The Balkan mixed forests cover much of the valleys, plains and mountain slopes of the eastern Balkans on different altitudes (except higher parts of the Rhodope and Balkan Mountains, where they are substituted by the Rodope montane mixed forests), extend from approximately the Drina valley to the coasts of the Black, Marmara and Aegean Seas and occupy 224,400 km² (86,600 sq. mi) in Turkey, Greece, the Republic of Macedonia, Bulgaria, Romania, Serbia (Kosovo). The ecoregion is surrounded by the Euxine-Colchic deciduous forests (in Turkey, Georgia and Bulgaria), Aegean and Western Turkey sclerophyllous and mixed forests (in Greece), Pindus Mountains mixed forests (in Greece, the Republic of Macedonia and Albania), Dinaric Mountains mixed forests (in Montenegro and Bosnia and Herzegovina), Pannonian mixed forests (in Bosnia and Herzegovina, Serbia and Romania), Carpathian montane conifer forests, Central European mixed forests (both in Romania), as well as the East European forest steppe and Pontic steppe (both situated in Romania and Bulgaria).


The climate of the ecoregion is mostly of Köppen's humid subtropical (Cfa) to humid warm summer continental (Dfb) type, with wet winters.

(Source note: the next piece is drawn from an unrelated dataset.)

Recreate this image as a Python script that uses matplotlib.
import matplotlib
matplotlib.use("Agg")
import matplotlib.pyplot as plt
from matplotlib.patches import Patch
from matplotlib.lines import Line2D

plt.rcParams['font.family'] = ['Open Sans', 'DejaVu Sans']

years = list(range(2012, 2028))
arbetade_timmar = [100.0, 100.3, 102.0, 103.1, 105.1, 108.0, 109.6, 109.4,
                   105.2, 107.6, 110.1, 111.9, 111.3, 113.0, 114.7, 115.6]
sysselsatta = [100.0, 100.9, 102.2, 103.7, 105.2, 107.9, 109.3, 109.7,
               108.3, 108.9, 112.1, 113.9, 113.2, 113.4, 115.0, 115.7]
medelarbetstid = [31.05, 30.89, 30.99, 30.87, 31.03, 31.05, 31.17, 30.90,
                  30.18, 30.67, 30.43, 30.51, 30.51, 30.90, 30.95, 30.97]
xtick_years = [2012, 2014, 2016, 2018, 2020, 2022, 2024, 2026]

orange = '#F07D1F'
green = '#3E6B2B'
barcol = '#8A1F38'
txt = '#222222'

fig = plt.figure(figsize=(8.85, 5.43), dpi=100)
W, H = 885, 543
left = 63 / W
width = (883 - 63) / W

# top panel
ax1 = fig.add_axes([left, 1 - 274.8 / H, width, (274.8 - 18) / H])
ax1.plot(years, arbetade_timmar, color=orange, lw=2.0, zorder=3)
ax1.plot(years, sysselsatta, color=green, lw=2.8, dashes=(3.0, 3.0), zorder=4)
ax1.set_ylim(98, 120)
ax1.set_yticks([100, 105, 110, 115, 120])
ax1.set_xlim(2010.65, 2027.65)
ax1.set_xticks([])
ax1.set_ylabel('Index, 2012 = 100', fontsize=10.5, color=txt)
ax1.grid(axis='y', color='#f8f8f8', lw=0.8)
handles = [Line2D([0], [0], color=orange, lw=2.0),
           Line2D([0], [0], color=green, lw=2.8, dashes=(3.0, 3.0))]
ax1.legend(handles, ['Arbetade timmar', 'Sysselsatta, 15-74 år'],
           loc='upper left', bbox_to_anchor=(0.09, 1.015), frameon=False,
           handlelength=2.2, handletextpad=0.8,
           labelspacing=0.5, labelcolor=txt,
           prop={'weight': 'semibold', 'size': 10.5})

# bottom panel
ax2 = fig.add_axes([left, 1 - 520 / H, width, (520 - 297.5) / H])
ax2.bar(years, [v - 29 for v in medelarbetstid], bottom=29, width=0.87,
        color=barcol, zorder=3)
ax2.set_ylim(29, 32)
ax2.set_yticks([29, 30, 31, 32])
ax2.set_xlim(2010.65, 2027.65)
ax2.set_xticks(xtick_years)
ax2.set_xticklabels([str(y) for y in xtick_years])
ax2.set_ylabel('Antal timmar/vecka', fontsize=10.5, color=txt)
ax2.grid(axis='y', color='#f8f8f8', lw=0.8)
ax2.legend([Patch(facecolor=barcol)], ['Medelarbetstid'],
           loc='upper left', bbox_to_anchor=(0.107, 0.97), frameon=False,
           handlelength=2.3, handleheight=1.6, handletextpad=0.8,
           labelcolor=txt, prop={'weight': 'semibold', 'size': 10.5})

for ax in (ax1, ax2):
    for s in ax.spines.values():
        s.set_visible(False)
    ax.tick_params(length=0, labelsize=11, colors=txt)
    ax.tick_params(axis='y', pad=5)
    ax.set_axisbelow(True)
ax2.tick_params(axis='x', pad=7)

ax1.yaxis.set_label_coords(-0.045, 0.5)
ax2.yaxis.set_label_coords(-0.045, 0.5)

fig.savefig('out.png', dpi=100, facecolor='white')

Some areas of relatively high rainfall have been considered a temperate rainforest relict.

Several species of deciduous oaks (most prominently Quercus frainetto Ten., as well as Q. cerris L., Q. pubescens Willd. and others) dominate most of the ecoregion's forests, interspersed higher up mountainsides (above 800–1200 m) mostly with European beech and such conifers as Scots pine, Bosnian pine, Macedonian pine, silver fir and Norway spruce. The highest peaks support alpine tundra vegetation.

Phytogeographically, the ecoregion is shared between parts of the Central European, Illyrian and Euxinian provinces of the Circumboreal Region within the Holarctic Kingdom (according to Armen Takhtajan's delineation).